You would think that when you are by a considerable the busiest port in the world, that you are already an ‘international shipping centre’. However, according to the well respected Xinhua-Baltic Exchange International Shipping Centre Development Index, this is not the case. Shanghai currently ranks in sixth place against the world’s top shipping centres, a position they believe will soon improve.
Zhen Hong, secretary-general of the Shanghai International Shipping Institute, believes the development of digitalized shipping services, economic initiatives and Pilot Free Trade Zone will push Shanghai to the status of an international shipping center by 2020. Improved global resources will enable the city to send goods on an even more international scale to an increased number of countries; Shanghai will very soon become a key component of the shipping industries logistical chain.
Shanghai’s share of high value-added shipping services will raise, thanks to the development the Yangtze River Economic Belt and the 21st Century Maritime Silk Road.
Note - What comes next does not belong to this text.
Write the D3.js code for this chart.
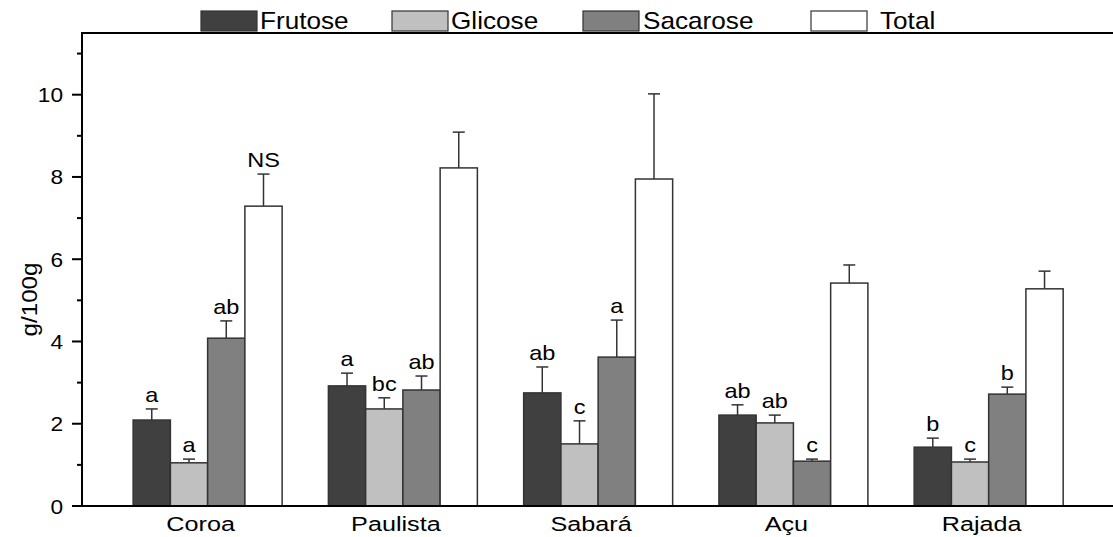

Its container throughput continued to rank first in the world, rising to 36.54 million twenty-foot equivalent units, or TEUs, in 2015, while international container transfers were up at 2.53 million TEUs.
The next big step for Shanghai is to establish a competitive environment that attracts the head offices of global companies, and provide a standard of service that is comparable with the more established maritime cluster hubs of London, Singapore and New York.